▶ [Data supplied]:
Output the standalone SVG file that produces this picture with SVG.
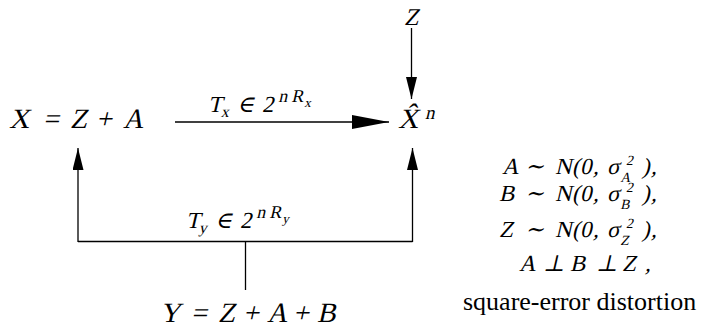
<svg xmlns="http://www.w3.org/2000/svg" width="704" height="327" viewBox="0 0 704 327">
<style>
text{font-family:"Liberation Serif","Times New Roman",serif;fill:#000}
.sym{font-family:"DejaVu Serif","Liberation Serif",serif}
.m{font-size:28px}
.lab{font-size:23px}
.sc{font-size:16px}
.sp{font-size:18px}
.ssc{font-size:13px}
.r{font-size:23px}
.rs{font-size:14px}
.ln{fill:none;stroke:#000;stroke-width:1.3}
</style>
<defs>
<marker id="headL" markerUnits="userSpaceOnUse" viewBox="0 0 37 14" markerWidth="37" markerHeight="14" refX="37" refY="7" orient="auto"><path d="M0,0 L37,7 L0,14 z" fill="#000"/></marker>
<marker id="headS" markerUnits="userSpaceOnUse" viewBox="0 0 22 11" markerWidth="22" markerHeight="11" refX="22" refY="5.5" orient="auto"><path d="M0,0 L22,5.5 L0,11 z" fill="#000"/></marker>
</defs>
<rect width="704" height="327" fill="#fff"/>
<g id="node-Z">
<text transform="translate(0,25) skewX(-13)" x="404" y="0" font-size="24">Z</text>
</g>
<g id="node-X">
<text class="m" transform="translate(0,128) skewX(-13)"><tspan x="9" y="0">X</tspan><tspan x="43">=</tspan><tspan x="70">Z</tspan><tspan x="96">+</tspan><tspan x="123">A</tspan></text>
</g>
<g id="node-Xhat">
<text class="m" transform="translate(0,128) skewX(-13)"><tspan x="398" y="0">X̂</tspan><tspan font-size="19" x="423" y="-9">n</tspan></text>
</g>
<g id="node-Y">
<text class="m" transform="translate(0,322) skewX(-13)"><tspan x="160" y="0">Y</tspan><tspan x="191">=</tspan><tspan x="218">Z</tspan><tspan x="243">+</tspan><tspan x="267">A</tspan><tspan x="293">+</tspan><tspan x="317">B</tspan></text>
</g>
<g id="connectors">
<path class="ln" d="M411.5,28 V99" marker-end="url(#headS)"/>
<path class="ln" d="M175,122 H389" marker-end="url(#headL)"/>
<path class="ln" d="M78,241.5 H412.5"/>
<path class="ln" d="M245.5,241.5 V290"/>
<path class="ln" d="M78,242 V148" marker-end="url(#headS)"/>
<path class="ln" d="M412.5,242 V148" marker-end="url(#headS)"/>
<text class="lab" transform="translate(0,112) skewX(-13)"><tspan x="208" y="0">T</tspan><tspan class="sc" x="222" y="5">x</tspan><tspan class="sym" x="237" y="0">∈</tspan><tspan x="262">2</tspan><tspan class="sp" x="276" y="-10">n</tspan><tspan class="sp" x="289">R</tspan><tspan class="ssc" x="303" y="-5">x</tspan></text>
<text class="lab" transform="translate(0,228) skewX(-13)"><tspan x="186" y="0">T</tspan><tspan class="sc" x="200" y="5">y</tspan><tspan class="sym" x="215" y="0">∈</tspan><tspan x="240">2</tspan><tspan class="sp" x="254" y="-10">n</tspan><tspan class="sp" x="267">R</tspan><tspan class="ssc" x="281" y="-5">y</tspan></text>
</g>
<g id="node-info">
<text class="r" transform="translate(0,174) skewX(-13)"><tspan x="502" y="0">A</tspan><tspan class="sym" x="525">∼</tspan><tspan x="555">N</tspan><tspan x="572">(</tspan><tspan x="580">0</tspan><tspan x="593">,</tspan><tspan x="607">σ</tspan><tspan class="rs" x="624" y="-9">2</tspan><tspan class="rs" x="622" y="8">A</tspan><tspan x="642" y="0">)</tspan><tspan x="651">,</tspan></text>
<text class="r" transform="translate(0,201) skewX(-13)"><tspan x="499" y="0">B</tspan><tspan class="sym" x="525">∼</tspan><tspan x="555">N</tspan><tspan x="572">(</tspan><tspan x="580">0</tspan><tspan x="593">,</tspan><tspan x="607">σ</tspan><tspan class="rs" x="624" y="-9">2</tspan><tspan class="rs" x="622" y="8">B</tspan><tspan x="642" y="0">)</tspan><tspan x="651">,</tspan></text>
<text class="r" transform="translate(0,237) skewX(-13)"><tspan x="499" y="0">Z</tspan><tspan class="sym" x="525">∼</tspan><tspan x="555">N</tspan><tspan x="572">(</tspan><tspan x="580">0</tspan><tspan x="593">,</tspan><tspan x="607">σ</tspan><tspan class="rs" x="624" y="-9">2</tspan><tspan class="rs" x="622" y="8">Z</tspan><tspan x="642" y="0">)</tspan><tspan x="651">,</tspan></text>
<text class="r" transform="translate(0,271) skewX(-13)"><tspan x="519" y="0">A</tspan><tspan class="sym" x="543">⊥</tspan><tspan x="570">B</tspan><tspan class="sym" x="596">⊥</tspan><tspan x="622">Z</tspan><tspan x="645">,</tspan></text>
<text x="463" y="310" font-size="26">square-error distortion</text>
</g>
</svg>
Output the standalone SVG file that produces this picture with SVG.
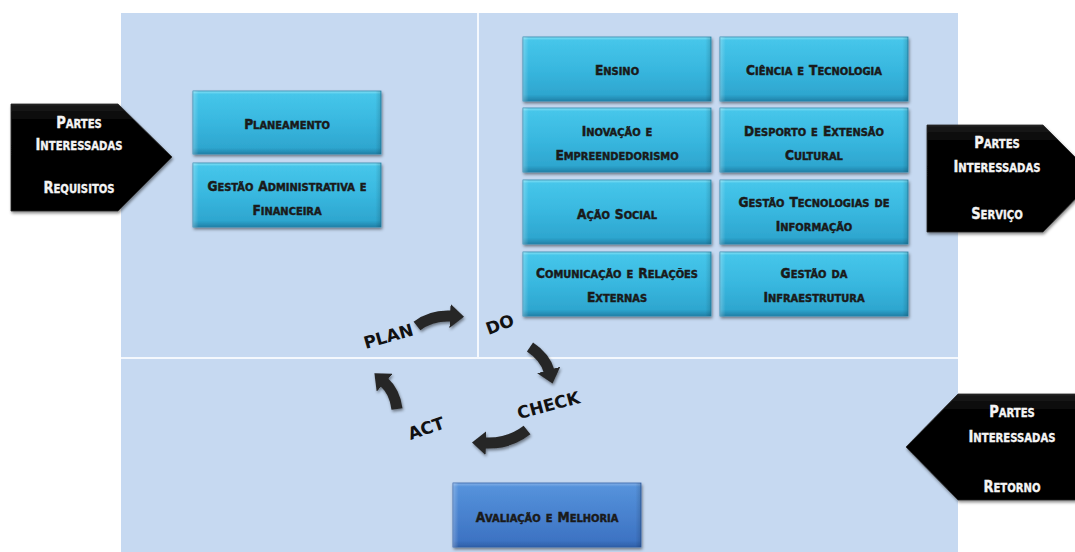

▶ [Required task]: Return each line exactly as written. Any picture gets left out.

▶ [Finished task]:
Output the standalone SVG file that produces this picture with SVG.
<svg xmlns="http://www.w3.org/2000/svg" width="704" height="327" viewBox="0 0 704 327">
<style>
text{font-family:"Liberation Serif","Times New Roman",serif;fill:#000}
.sym{font-family:"DejaVu Serif","Liberation Serif",serif}
.m{font-size:28px}
.lab{font-size:23px}
.sc{font-size:16px}
.sp{font-size:18px}
.ssc{font-size:13px}
.r{font-size:23px}
.rs{font-size:14px}
.ln{fill:none;stroke:#000;stroke-width:1.3}
</style>
<defs>
<marker id="headL" markerUnits="userSpaceOnUse" viewBox="0 0 37 14" markerWidth="37" markerHeight="14" refX="37" refY="7" orient="auto"><path d="M0,0 L37,7 L0,14 z" fill="#000"/></marker>
<marker id="headS" markerUnits="userSpaceOnUse" viewBox="0 0 22 11" markerWidth="22" markerHeight="11" refX="22" refY="5.5" orient="auto"><path d="M0,0 L22,5.5 L0,11 z" fill="#000"/></marker>
</defs>
<rect width="704" height="327" fill="#fff"/>
<g id="node-Z">
<text transform="translate(0,25) skewX(-13)" x="404" y="0" font-size="24">Z</text>
</g>
<g id="node-X">
<text class="m" transform="translate(0,128) skewX(-13)"><tspan x="9" y="0">X</tspan><tspan x="43">=</tspan><tspan x="70">Z</tspan><tspan x="96">+</tspan><tspan x="123">A</tspan></text>
</g>
<g id="node-Xhat">
<text class="m" transform="translate(0,128) skewX(-13)"><tspan x="398" y="0">X̂</tspan><tspan font-size="19" x="423" y="-9">n</tspan></text>
</g>
<g id="node-Y">
<text class="m" transform="translate(0,322) skewX(-13)"><tspan x="160" y="0">Y</tspan><tspan x="191">=</tspan><tspan x="218">Z</tspan><tspan x="243">+</tspan><tspan x="267">A</tspan><tspan x="293">+</tspan><tspan x="317">B</tspan></text>
</g>
<g id="connectors">
<path class="ln" d="M411.5,28 V99" marker-end="url(#headS)"/>
<path class="ln" d="M175,122 H389" marker-end="url(#headL)"/>
<path class="ln" d="M78,241.5 H412.5"/>
<path class="ln" d="M245.5,241.5 V290"/>
<path class="ln" d="M78,242 V148" marker-end="url(#headS)"/>
<path class="ln" d="M412.5,242 V148" marker-end="url(#headS)"/>
<text class="lab" transform="translate(0,112) skewX(-13)"><tspan x="208" y="0">T</tspan><tspan class="sc" x="222" y="5">x</tspan><tspan class="sym" x="237" y="0">∈</tspan><tspan x="262">2</tspan><tspan class="sp" x="276" y="-10">n</tspan><tspan class="sp" x="289">R</tspan><tspan class="ssc" x="303" y="-5">x</tspan></text>
<text class="lab" transform="translate(0,228) skewX(-13)"><tspan x="186" y="0">T</tspan><tspan class="sc" x="200" y="5">y</tspan><tspan class="sym" x="215" y="0">∈</tspan><tspan x="240">2</tspan><tspan class="sp" x="254" y="-10">n</tspan><tspan class="sp" x="267">R</tspan><tspan class="ssc" x="281" y="-5">y</tspan></text>
</g>
<g id="node-info">
<text class="r" transform="translate(0,174) skewX(-13)"><tspan x="502" y="0">A</tspan><tspan class="sym" x="525">∼</tspan><tspan x="555">N</tspan><tspan x="572">(</tspan><tspan x="580">0</tspan><tspan x="593">,</tspan><tspan x="607">σ</tspan><tspan class="rs" x="624" y="-9">2</tspan><tspan class="rs" x="622" y="8">A</tspan><tspan x="642" y="0">)</tspan><tspan x="651">,</tspan></text>
<text class="r" transform="translate(0,201) skewX(-13)"><tspan x="499" y="0">B</tspan><tspan class="sym" x="525">∼</tspan><tspan x="555">N</tspan><tspan x="572">(</tspan><tspan x="580">0</tspan><tspan x="593">,</tspan><tspan x="607">σ</tspan><tspan class="rs" x="624" y="-9">2</tspan><tspan class="rs" x="622" y="8">B</tspan><tspan x="642" y="0">)</tspan><tspan x="651">,</tspan></text>
<text class="r" transform="translate(0,237) skewX(-13)"><tspan x="499" y="0">Z</tspan><tspan class="sym" x="525">∼</tspan><tspan x="555">N</tspan><tspan x="572">(</tspan><tspan x="580">0</tspan><tspan x="593">,</tspan><tspan x="607">σ</tspan><tspan class="rs" x="624" y="-9">2</tspan><tspan class="rs" x="622" y="8">Z</tspan><tspan x="642" y="0">)</tspan><tspan x="651">,</tspan></text>
<text class="r" transform="translate(0,271) skewX(-13)"><tspan x="519" y="0">A</tspan><tspan class="sym" x="543">⊥</tspan><tspan x="570">B</tspan><tspan class="sym" x="596">⊥</tspan><tspan x="622">Z</tspan><tspan x="645">,</tspan></text>
<text x="463" y="310" font-size="26">square-error distortion</text>
</g>
</svg>
Output the standalone SVG file that produces this picture with SVG.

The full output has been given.